A person of principle, once a decision and course of action is set, doesn’t look back or second-guess their decision.
Firm resolve is sorely lacking today. People seem to be afraid of criticism so either they don’t act with conviction or they absolve themselves from making decisions.
When it comes to leading a team, a company or a country a firm resolve is paramount.
July 4, 1776
By July 4, 1776 General George Washington was desperate for more reinforcements, flints for their guns and provisions for the troops. Watching as the British and mercenary fleet kept growing in New York harbor, it was only a matter of time before an invasion by the British began.
For several weeks now, General Washington sent daily dispatches reminding the Congress of the critical shortage of men and supplies. The few reinforcements that were being sent were not enough.
50,000 men were now gathered for a showdown on Manhattan Island. Muskets and guns were about to resolve the issues being argued by statesmen on both sides of the Atlantic. The only thing remaining was the bloody business of war, and that was in the hands of General George Washington.
For two days they edited and changed the wording of the declaration. Finally, on the 4th of July 1776, there was agreement on the terms – the document was ready for the vote. A final reading was ordered:
“We hold these truths to be self-evident, that all men are created equal, that they are endowed by their Creator with certain unalienable rights, that among these are life, liberty and the pursuit of happiness – That to secure these rights, governments are instituted among men, deriving their just powers from the consent of the governed…”

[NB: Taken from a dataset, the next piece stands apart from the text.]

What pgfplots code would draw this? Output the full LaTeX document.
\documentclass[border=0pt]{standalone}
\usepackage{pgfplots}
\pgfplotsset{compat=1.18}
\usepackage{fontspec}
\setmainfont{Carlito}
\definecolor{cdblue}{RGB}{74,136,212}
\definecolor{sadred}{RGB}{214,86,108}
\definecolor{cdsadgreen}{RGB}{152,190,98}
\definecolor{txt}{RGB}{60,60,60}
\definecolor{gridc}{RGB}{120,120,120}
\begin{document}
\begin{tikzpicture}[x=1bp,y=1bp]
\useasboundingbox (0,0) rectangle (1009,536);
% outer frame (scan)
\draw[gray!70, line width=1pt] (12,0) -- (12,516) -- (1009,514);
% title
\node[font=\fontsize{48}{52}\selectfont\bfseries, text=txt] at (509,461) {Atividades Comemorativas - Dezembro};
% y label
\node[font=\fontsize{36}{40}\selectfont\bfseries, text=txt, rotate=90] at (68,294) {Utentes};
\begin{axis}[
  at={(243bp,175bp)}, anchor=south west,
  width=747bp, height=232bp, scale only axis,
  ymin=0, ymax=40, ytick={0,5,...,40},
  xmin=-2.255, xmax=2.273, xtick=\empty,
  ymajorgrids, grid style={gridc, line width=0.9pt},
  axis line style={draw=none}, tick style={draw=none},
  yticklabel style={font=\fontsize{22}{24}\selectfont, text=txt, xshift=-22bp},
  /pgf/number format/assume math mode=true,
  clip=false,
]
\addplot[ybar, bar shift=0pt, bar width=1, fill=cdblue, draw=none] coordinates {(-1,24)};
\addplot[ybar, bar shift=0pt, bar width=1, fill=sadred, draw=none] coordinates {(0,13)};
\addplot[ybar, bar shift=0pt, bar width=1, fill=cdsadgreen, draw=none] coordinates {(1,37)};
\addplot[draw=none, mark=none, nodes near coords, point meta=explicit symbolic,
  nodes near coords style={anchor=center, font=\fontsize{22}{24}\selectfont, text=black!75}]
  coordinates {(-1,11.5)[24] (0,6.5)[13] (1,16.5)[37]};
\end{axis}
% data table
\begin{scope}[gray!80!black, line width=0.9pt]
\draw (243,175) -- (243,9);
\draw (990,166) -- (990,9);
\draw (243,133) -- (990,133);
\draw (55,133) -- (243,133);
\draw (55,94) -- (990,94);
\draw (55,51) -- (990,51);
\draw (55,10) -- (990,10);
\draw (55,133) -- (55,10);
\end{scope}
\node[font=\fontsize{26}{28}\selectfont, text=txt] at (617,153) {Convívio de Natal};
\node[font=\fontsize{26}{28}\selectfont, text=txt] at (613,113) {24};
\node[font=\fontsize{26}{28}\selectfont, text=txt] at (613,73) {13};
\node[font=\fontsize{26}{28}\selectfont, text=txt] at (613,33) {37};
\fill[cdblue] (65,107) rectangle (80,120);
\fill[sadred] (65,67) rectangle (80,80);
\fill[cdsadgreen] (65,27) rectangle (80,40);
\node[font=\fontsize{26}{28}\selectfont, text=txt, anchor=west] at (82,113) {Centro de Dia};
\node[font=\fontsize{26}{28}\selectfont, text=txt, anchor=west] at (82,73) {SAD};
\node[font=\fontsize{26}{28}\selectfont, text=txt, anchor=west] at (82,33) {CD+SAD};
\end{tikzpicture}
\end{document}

A bold and majestic manifesto, a declaration of freedom for all men, unanimously adopted. Men of proud vision and violent passion, they signed the charter of freedom with a bold and selfless vow:
“An for the support of this Declaration, with a firm reliance on the Protection of Divine Providence, we mutually pledge to each other our Lives, our Fortunes, and our sacred Honor.”
And so was born the United States of America.
Weary and tired, the delegates were anxious to leave. First, a few last-minute details needed to be settled.
A committee to supervise the printing of the Declaration was elected and resolution passed to have copies sent for public reading to the assemblies of the newly independent states. Copies were also sent to General Washington for proclamation to the Continental Army and to all the churches to be read on the first Lord’s day after it was received.
Before concluding this historic session on July 4th, John Adams, Thomas Jefferson and Ben Franklin were elected to prepare the official seal, the Great Seal of the newly united states.
On July 8, 1776 the Declaration of Independence would be read for the first time in public, announced by the ringing of the Liberty Bell.
What do resolve to do today? Don’t wait until tomorrow, you have probably been putting it off….for too long. Do it today and move forward.